### WRITTEN INSTRUCTION
Leave out the pictures and retype only the lines from the opening line to the line that holds "0.806, 0.895, 1.0]", both ends included.

------

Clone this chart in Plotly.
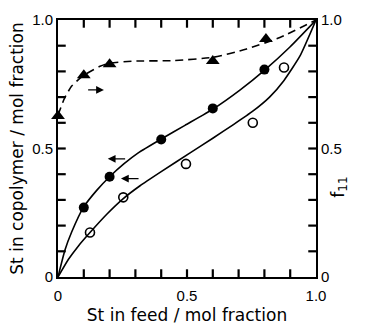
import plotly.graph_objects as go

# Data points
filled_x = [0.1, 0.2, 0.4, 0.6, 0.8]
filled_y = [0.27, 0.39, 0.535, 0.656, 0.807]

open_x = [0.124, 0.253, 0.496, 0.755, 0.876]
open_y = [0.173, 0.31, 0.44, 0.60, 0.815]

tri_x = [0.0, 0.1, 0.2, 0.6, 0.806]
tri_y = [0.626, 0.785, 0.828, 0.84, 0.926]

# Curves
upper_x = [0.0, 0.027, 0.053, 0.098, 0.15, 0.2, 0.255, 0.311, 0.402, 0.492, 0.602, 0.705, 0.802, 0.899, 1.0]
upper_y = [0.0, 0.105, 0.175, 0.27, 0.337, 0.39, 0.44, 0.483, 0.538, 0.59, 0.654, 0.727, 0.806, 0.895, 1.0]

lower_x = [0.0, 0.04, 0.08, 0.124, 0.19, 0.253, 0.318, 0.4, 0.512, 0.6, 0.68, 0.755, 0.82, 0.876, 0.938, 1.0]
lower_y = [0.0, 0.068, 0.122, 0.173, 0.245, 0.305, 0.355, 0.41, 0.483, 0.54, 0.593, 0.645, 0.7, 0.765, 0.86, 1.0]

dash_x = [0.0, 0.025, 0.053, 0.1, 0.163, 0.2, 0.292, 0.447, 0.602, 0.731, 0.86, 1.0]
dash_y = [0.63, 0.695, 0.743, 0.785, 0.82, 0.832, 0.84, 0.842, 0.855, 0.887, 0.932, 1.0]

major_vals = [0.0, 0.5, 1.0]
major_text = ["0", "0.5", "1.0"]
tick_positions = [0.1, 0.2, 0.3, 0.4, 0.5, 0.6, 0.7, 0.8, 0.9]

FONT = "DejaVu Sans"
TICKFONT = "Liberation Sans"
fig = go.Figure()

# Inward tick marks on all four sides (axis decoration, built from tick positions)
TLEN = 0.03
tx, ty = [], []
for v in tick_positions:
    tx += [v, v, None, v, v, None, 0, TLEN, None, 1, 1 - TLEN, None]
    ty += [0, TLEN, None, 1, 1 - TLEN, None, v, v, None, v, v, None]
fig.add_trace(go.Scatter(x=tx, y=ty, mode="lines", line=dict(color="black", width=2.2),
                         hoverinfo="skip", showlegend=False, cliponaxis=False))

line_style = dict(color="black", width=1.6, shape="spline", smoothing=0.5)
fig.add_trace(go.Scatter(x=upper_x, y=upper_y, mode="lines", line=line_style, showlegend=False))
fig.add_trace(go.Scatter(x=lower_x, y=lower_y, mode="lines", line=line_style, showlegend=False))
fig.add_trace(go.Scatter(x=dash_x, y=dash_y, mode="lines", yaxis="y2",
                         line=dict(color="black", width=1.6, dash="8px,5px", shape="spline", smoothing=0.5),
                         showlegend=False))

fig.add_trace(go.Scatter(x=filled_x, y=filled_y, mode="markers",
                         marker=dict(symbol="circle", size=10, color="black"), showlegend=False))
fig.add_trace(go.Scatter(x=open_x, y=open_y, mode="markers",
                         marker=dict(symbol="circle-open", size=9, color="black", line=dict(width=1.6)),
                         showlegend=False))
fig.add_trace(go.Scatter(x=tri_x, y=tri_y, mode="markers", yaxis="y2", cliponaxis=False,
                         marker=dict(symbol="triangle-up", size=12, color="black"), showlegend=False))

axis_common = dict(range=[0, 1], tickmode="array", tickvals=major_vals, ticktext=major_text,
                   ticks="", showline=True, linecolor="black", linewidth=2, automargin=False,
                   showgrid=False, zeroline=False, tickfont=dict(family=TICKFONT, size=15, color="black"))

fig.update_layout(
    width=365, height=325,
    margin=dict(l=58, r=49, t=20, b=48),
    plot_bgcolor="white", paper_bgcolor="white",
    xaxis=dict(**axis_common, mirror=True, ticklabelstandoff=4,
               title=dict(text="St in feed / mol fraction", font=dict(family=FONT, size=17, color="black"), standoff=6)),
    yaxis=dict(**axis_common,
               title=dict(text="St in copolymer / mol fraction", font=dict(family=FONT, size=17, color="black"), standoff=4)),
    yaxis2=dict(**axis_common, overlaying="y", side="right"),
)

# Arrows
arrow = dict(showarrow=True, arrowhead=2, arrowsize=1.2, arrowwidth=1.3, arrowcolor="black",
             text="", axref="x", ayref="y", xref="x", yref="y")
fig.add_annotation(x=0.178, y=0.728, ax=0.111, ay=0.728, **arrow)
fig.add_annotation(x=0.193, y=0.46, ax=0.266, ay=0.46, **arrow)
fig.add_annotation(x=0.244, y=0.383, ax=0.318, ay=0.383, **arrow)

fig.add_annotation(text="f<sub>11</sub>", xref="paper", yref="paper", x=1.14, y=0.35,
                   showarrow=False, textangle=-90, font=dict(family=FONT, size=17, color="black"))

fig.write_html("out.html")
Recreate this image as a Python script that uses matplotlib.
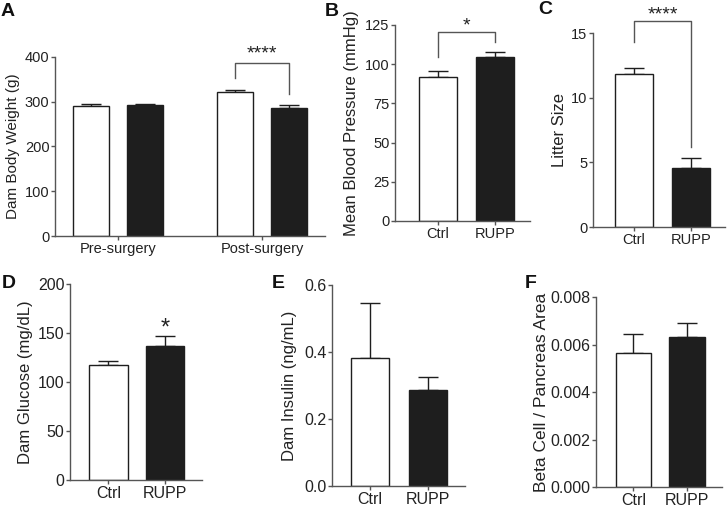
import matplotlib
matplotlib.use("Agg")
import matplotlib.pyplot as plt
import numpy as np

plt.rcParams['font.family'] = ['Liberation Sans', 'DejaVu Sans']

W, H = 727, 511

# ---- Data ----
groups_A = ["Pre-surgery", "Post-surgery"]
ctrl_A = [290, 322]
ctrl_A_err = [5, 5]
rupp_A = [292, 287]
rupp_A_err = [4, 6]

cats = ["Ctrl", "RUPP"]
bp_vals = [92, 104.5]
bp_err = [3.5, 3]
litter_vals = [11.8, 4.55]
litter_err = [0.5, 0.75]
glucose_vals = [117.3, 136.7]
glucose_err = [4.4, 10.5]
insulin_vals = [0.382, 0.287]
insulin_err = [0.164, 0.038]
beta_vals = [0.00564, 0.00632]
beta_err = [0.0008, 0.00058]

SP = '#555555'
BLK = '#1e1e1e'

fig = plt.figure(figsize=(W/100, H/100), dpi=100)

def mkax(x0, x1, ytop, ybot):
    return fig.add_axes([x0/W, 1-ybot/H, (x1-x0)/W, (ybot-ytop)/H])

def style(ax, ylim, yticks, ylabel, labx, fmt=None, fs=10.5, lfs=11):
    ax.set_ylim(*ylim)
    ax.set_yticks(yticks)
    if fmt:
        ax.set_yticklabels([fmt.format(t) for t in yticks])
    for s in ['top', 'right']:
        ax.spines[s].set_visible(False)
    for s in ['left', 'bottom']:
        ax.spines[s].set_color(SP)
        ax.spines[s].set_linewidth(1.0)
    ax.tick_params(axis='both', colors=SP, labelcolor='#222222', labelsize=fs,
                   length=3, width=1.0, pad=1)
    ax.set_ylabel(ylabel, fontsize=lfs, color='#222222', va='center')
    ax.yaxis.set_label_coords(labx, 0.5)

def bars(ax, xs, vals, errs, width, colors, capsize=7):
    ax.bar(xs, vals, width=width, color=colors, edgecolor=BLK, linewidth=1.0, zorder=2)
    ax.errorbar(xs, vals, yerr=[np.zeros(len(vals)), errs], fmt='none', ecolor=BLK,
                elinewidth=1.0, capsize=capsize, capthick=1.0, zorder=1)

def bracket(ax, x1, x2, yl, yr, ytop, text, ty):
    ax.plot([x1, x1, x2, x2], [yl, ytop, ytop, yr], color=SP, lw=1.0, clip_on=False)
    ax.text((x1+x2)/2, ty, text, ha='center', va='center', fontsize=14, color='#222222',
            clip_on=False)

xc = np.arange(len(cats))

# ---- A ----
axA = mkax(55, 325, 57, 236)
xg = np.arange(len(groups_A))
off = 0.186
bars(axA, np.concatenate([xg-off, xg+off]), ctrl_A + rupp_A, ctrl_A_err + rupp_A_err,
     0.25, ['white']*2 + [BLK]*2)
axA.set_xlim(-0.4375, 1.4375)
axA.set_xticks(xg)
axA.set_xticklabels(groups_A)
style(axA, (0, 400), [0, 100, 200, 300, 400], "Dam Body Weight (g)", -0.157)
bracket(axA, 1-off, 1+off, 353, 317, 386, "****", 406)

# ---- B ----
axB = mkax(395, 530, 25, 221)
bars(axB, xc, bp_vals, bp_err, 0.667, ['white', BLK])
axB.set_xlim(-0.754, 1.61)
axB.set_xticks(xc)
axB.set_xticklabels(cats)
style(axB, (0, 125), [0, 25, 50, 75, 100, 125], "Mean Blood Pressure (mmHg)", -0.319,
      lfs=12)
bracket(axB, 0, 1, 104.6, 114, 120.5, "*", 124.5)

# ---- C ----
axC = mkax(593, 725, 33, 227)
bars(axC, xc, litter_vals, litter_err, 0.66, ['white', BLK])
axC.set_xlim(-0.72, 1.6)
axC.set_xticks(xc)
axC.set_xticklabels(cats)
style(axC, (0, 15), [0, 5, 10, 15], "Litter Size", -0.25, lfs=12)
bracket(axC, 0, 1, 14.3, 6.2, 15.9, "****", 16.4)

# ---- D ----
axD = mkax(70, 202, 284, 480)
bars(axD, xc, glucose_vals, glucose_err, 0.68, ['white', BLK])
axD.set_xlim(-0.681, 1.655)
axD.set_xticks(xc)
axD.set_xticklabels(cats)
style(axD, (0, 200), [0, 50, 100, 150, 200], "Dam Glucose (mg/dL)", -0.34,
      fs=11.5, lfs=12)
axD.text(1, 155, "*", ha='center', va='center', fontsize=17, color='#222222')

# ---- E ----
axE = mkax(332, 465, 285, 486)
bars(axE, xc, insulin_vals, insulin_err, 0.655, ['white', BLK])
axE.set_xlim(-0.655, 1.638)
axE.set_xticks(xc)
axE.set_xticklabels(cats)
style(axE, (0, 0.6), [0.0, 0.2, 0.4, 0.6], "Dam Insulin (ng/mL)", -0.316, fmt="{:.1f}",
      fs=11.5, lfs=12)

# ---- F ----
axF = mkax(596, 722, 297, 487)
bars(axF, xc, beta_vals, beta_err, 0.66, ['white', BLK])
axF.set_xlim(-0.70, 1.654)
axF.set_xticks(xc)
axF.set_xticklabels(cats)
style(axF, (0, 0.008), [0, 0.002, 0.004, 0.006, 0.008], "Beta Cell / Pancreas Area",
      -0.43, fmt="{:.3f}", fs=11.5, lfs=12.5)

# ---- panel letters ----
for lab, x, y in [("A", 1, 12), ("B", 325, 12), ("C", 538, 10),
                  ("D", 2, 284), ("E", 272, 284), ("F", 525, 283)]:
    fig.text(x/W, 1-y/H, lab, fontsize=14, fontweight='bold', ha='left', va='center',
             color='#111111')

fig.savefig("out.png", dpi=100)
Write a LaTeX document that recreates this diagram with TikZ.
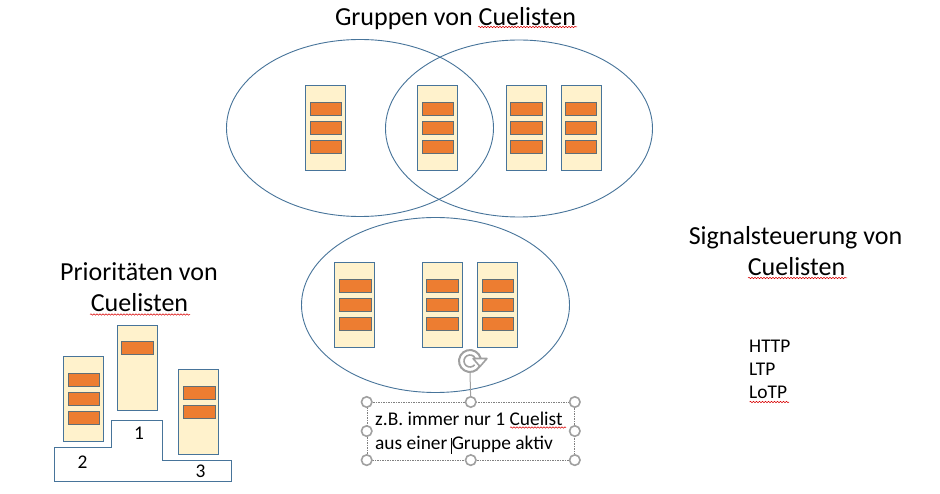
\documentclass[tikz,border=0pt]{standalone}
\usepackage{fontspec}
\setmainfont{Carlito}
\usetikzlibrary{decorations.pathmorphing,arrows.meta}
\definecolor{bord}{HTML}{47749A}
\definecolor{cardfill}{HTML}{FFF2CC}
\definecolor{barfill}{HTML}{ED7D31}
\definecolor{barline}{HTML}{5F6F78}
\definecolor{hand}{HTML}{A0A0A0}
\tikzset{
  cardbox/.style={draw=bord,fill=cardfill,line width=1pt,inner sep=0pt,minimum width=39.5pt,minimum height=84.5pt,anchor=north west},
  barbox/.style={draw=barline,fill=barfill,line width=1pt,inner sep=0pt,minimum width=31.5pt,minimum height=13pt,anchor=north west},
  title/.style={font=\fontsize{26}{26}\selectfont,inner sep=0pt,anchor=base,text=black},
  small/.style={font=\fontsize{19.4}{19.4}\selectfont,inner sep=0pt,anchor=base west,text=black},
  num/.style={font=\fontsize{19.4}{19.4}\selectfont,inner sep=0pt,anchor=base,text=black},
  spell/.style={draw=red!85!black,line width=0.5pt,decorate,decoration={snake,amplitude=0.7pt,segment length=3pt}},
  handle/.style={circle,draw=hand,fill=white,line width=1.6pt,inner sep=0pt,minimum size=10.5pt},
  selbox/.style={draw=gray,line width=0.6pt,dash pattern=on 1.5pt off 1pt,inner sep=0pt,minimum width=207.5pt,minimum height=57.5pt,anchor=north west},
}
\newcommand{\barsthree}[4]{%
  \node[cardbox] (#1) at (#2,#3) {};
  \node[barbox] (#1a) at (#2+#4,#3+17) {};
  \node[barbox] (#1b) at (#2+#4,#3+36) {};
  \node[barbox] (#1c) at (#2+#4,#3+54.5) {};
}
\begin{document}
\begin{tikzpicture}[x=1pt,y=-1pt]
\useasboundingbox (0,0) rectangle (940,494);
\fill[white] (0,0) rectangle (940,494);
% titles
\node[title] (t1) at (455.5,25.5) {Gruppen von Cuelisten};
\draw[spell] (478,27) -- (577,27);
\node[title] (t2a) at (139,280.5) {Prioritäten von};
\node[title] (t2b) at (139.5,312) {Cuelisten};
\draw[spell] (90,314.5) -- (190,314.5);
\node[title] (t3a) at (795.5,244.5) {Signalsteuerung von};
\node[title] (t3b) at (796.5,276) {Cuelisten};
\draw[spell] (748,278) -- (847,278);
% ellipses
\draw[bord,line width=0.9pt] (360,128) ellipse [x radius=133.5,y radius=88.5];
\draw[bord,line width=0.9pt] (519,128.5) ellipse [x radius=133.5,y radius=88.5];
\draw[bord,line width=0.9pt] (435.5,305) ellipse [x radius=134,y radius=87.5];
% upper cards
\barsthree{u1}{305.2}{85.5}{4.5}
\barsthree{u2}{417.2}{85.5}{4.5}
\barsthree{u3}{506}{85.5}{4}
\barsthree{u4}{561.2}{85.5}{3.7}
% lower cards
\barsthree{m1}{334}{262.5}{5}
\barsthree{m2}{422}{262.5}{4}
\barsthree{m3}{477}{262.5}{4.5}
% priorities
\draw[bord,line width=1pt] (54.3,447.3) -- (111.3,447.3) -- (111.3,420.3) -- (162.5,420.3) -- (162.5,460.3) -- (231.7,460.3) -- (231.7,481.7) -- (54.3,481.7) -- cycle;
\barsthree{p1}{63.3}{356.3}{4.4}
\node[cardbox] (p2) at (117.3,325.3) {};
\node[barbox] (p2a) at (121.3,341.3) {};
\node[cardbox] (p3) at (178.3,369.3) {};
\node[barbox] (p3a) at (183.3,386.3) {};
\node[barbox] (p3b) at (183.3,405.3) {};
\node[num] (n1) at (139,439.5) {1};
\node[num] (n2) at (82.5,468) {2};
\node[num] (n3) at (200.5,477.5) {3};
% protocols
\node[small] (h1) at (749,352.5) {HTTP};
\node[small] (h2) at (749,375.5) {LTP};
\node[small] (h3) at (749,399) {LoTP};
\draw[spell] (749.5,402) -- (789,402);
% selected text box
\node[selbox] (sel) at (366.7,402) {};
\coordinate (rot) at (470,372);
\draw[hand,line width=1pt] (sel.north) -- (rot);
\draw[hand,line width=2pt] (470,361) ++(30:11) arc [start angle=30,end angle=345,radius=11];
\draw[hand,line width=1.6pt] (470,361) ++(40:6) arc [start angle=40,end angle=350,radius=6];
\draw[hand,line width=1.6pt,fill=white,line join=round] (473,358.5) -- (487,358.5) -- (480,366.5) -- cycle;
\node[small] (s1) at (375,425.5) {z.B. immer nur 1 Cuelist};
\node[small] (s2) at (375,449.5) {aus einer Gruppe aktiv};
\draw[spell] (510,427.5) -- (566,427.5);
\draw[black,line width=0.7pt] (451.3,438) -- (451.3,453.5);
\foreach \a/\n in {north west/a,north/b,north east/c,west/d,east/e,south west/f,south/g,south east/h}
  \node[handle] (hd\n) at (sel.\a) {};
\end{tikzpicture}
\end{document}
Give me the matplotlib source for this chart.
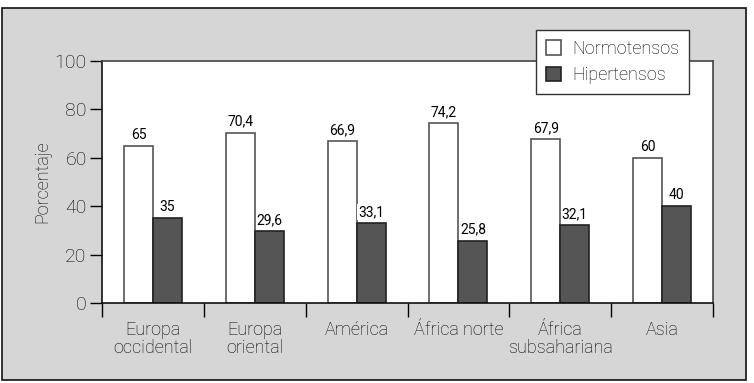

------

### TASK RESPONSE
Clone this chart in Plotly.
import plotly.graph_objects as go

# Data points
filled_x = [0.1, 0.2, 0.4, 0.6, 0.8]
filled_y = [0.27, 0.39, 0.535, 0.656, 0.807]

open_x = [0.124, 0.253, 0.496, 0.755, 0.876]
open_y = [0.173, 0.31, 0.44, 0.60, 0.815]

tri_x = [0.0, 0.1, 0.2, 0.6, 0.806]
tri_y = [0.626, 0.785, 0.828, 0.84, 0.926]

# Curves
upper_x = [0.0, 0.027, 0.053, 0.098, 0.15, 0.2, 0.255, 0.311, 0.402, 0.492, 0.602, 0.705, 0.802, 0.899, 1.0]
upper_y = [0.0, 0.105, 0.175, 0.27, 0.337, 0.39, 0.44, 0.483, 0.538, 0.59, 0.654, 0.727, 0.806, 0.895, 1.0]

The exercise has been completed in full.